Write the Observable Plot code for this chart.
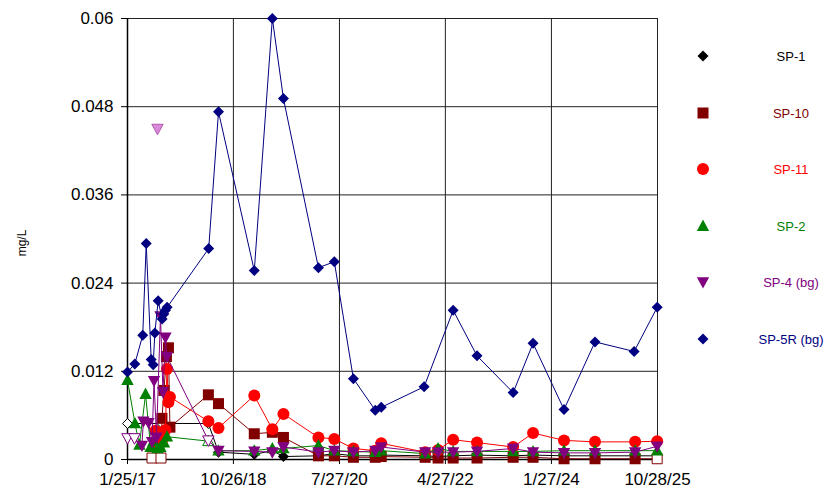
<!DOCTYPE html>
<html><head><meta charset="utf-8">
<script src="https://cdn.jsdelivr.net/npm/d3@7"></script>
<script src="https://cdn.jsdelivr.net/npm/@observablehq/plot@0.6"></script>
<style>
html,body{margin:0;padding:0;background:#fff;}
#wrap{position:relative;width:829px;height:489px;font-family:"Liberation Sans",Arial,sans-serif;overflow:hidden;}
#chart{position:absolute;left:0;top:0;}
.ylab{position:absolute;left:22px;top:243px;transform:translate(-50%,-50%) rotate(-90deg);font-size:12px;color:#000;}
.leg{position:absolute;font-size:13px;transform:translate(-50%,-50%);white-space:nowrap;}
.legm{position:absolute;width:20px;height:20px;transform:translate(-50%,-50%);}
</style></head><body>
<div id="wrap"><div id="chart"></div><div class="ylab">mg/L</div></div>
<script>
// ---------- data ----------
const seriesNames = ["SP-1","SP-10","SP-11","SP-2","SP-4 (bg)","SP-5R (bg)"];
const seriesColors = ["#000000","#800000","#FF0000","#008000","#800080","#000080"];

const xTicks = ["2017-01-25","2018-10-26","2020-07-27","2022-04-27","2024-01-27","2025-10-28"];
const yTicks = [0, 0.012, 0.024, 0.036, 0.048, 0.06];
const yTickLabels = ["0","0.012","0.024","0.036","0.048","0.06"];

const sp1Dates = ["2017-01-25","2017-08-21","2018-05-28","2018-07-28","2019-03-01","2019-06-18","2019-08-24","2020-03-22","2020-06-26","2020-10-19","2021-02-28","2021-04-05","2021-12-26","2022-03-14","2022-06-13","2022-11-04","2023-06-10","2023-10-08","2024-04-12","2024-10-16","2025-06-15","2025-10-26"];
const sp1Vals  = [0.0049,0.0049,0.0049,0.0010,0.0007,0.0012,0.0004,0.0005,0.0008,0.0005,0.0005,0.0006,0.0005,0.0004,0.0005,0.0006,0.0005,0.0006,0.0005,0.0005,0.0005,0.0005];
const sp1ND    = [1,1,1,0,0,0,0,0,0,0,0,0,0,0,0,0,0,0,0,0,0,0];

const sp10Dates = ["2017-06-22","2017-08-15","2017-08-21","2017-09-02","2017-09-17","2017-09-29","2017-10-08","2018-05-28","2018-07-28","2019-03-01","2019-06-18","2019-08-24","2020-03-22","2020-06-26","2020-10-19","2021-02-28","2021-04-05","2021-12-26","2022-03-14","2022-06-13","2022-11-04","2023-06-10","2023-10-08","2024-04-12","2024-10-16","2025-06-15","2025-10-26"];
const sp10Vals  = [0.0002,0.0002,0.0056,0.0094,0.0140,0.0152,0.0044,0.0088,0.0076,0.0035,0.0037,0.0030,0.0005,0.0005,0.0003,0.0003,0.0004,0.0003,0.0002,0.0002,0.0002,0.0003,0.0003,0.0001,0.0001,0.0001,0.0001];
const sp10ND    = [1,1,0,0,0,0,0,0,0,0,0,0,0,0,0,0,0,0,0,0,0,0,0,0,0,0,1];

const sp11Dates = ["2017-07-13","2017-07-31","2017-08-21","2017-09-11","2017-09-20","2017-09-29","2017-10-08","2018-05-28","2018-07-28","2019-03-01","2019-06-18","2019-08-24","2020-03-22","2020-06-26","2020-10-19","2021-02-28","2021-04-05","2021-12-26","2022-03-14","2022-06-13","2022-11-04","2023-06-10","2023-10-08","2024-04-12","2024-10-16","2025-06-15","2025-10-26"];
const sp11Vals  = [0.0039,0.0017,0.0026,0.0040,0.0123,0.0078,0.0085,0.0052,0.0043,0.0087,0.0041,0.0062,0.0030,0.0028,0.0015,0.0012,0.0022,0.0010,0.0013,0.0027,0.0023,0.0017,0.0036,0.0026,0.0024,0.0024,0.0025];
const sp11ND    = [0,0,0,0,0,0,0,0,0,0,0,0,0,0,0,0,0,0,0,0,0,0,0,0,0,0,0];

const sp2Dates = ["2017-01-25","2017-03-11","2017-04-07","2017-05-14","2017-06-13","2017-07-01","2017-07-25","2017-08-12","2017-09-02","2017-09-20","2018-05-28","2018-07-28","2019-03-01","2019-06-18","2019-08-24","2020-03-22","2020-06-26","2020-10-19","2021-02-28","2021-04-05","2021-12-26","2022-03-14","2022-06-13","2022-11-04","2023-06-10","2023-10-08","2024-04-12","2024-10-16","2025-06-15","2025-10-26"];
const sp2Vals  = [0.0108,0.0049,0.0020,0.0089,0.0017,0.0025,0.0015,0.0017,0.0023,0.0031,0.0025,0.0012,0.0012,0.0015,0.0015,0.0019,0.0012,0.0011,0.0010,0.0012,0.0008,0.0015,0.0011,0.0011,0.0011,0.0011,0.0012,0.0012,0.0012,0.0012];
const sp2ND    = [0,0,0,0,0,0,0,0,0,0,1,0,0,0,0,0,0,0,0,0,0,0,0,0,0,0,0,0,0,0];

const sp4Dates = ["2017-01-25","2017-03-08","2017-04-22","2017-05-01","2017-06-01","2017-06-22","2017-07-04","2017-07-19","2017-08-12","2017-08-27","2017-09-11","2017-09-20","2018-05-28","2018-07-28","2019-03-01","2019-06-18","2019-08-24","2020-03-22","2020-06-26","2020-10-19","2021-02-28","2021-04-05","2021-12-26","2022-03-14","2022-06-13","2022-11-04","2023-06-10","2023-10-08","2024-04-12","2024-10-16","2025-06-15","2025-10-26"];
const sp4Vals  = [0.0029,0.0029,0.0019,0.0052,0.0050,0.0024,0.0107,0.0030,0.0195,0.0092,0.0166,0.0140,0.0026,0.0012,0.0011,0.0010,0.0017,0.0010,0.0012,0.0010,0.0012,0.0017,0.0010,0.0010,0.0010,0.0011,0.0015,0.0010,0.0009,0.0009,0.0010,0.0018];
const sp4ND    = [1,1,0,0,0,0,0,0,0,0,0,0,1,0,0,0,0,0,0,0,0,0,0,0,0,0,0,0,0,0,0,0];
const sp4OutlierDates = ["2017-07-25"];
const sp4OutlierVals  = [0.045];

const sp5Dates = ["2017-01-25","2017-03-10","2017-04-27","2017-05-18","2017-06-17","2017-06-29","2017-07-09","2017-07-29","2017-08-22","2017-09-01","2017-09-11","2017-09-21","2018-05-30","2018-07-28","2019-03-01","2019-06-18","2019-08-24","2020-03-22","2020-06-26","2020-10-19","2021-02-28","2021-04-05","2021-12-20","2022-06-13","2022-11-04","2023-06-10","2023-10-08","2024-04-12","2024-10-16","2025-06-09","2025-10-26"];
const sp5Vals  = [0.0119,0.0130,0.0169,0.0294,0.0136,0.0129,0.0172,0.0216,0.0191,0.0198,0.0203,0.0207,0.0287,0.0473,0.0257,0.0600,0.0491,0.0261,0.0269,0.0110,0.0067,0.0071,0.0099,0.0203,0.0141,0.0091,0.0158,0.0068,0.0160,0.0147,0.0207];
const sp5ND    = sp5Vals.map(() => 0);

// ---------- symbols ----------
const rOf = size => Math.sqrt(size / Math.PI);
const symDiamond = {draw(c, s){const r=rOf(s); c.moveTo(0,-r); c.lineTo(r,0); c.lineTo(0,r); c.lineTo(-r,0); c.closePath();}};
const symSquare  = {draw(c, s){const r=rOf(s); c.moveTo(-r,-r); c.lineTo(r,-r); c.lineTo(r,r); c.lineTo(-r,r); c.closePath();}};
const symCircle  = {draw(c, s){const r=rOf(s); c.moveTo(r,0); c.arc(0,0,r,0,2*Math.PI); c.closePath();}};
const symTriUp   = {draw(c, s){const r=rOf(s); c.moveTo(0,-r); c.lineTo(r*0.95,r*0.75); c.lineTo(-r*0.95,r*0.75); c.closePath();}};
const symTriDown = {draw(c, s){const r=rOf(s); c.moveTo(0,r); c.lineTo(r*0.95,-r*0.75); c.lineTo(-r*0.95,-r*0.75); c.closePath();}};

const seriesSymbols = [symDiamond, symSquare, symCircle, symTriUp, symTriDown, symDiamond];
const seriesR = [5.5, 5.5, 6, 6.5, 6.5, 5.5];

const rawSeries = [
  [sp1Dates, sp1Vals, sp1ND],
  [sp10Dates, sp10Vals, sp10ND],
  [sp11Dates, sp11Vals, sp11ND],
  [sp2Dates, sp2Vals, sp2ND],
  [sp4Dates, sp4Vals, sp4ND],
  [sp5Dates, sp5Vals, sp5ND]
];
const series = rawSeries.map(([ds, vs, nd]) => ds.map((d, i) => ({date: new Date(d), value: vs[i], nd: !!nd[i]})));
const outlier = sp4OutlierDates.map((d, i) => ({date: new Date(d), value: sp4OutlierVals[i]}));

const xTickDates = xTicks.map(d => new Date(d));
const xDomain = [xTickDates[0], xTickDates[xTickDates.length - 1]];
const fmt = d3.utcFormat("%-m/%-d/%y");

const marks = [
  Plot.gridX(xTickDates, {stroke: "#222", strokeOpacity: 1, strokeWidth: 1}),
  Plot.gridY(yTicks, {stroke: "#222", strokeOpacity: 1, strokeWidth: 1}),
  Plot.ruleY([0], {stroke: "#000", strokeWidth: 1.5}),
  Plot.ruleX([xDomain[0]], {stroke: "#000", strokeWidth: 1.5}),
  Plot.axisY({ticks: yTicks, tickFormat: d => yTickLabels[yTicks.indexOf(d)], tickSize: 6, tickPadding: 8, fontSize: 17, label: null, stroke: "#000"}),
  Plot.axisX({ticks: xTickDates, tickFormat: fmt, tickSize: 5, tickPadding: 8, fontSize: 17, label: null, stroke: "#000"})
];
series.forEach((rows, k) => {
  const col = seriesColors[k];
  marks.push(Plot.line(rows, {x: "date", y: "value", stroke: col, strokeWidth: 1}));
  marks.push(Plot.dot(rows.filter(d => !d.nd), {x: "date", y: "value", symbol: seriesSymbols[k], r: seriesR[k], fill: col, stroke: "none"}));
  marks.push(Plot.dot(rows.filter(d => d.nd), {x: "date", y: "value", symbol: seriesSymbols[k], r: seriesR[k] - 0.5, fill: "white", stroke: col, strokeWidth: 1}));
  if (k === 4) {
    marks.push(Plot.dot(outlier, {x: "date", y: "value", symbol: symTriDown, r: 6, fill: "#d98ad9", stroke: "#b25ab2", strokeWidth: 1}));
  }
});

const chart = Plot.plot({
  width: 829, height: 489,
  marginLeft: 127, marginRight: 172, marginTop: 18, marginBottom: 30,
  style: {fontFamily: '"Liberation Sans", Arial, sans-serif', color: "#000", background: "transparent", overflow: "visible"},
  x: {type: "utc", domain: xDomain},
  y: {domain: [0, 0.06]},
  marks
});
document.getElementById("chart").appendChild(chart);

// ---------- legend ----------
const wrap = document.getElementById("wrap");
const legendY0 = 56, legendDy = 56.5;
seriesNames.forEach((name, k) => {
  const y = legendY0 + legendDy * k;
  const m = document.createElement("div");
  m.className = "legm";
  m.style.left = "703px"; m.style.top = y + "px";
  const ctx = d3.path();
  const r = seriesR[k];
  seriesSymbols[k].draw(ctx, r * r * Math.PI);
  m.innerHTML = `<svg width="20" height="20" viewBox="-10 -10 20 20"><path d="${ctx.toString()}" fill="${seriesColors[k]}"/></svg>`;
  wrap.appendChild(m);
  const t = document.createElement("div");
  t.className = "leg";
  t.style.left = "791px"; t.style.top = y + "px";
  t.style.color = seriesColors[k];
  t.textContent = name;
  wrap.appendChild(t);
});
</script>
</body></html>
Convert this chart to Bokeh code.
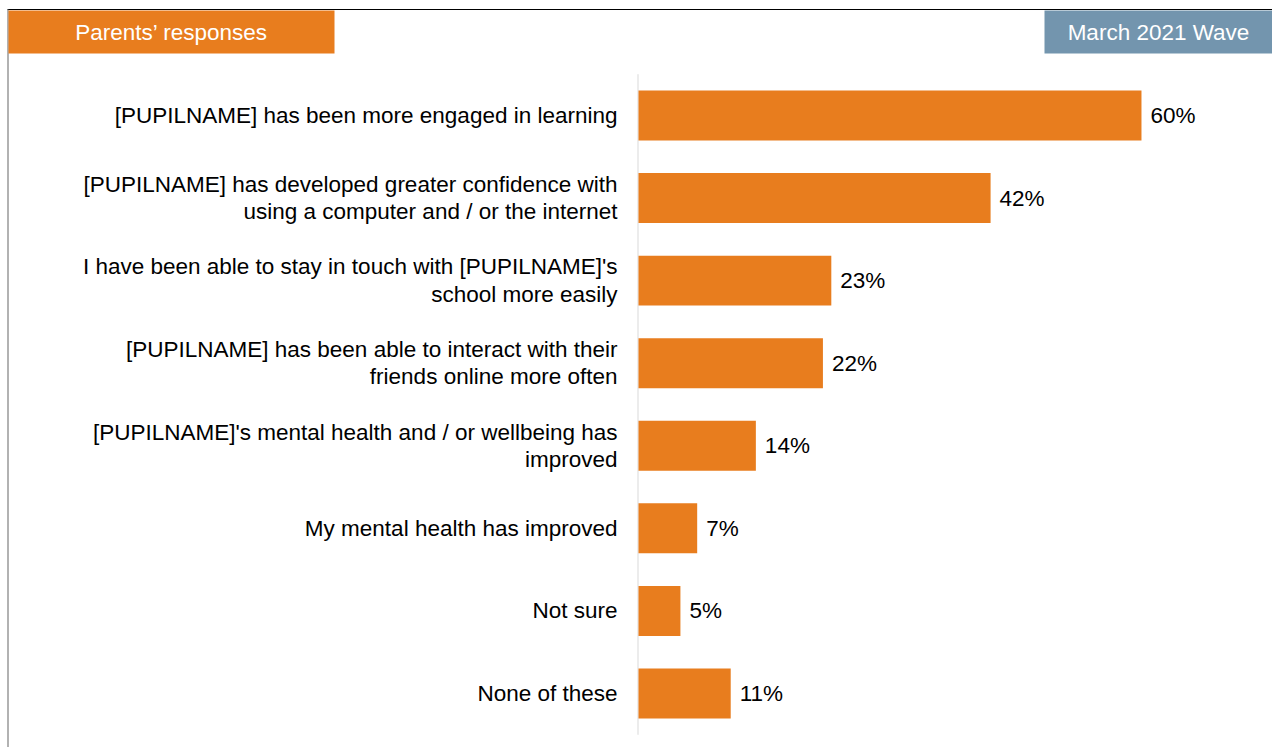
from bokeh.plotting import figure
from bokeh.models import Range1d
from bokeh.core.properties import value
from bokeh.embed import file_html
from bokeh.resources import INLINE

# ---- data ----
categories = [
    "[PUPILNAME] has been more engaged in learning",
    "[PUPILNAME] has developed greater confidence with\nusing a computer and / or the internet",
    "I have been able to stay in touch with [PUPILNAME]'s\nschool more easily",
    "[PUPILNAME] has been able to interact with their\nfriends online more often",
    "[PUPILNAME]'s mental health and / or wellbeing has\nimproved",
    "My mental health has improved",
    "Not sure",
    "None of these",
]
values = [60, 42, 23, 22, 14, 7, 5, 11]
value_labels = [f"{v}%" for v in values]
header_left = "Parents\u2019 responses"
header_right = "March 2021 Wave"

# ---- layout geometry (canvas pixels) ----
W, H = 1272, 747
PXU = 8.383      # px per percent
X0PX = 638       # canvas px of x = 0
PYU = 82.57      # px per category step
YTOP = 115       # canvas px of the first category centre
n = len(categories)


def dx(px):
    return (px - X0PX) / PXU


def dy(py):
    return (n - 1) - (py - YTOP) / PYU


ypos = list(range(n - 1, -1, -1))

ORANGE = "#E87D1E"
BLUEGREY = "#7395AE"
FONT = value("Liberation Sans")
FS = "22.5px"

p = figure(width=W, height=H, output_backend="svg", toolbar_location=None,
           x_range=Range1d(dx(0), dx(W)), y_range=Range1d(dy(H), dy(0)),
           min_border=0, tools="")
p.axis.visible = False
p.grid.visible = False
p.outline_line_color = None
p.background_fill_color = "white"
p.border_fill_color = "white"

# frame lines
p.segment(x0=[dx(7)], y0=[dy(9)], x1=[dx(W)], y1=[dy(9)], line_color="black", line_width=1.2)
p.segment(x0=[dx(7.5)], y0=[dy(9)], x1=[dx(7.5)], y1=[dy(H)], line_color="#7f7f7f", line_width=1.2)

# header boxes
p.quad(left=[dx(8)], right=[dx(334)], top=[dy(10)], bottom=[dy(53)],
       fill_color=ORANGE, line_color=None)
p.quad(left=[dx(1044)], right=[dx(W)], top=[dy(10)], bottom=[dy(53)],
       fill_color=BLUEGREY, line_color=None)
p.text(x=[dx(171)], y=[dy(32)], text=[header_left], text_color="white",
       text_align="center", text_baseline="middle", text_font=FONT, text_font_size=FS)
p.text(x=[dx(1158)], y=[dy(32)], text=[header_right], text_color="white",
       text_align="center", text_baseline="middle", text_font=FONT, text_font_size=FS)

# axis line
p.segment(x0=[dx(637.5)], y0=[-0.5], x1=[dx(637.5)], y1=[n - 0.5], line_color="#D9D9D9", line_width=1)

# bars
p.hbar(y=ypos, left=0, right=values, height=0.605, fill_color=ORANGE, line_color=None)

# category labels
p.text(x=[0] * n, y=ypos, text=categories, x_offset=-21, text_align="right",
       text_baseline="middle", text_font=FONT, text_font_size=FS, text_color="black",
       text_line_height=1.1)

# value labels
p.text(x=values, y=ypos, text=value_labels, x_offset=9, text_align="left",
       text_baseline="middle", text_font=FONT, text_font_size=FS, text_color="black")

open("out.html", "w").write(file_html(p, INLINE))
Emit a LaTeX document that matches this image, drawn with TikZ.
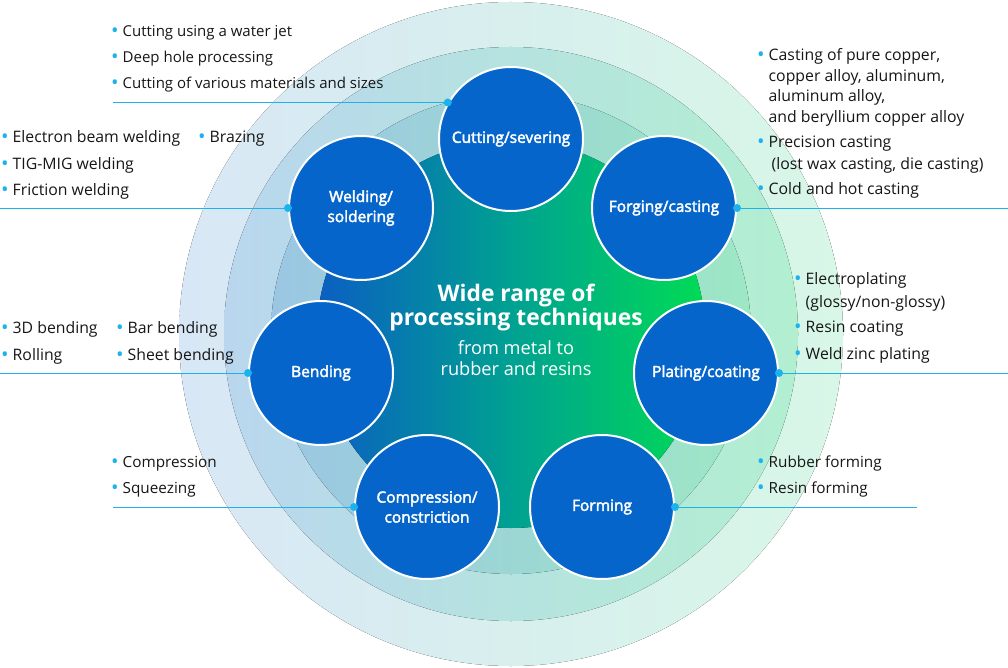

Stated task :: In the listing above, find the line with "Convert this chart to Bokeh code." and the line with "from bokeh.resources import INLINE". Set down both and every line between them, minus the pictures.

Solution to this exercise ::
Convert this chart to Bokeh code.
from bokeh.plotting import figure
from bokeh.models import Range1d
from bokeh.core.properties import value
from bokeh.embed import file_html
from bokeh.resources import INLINE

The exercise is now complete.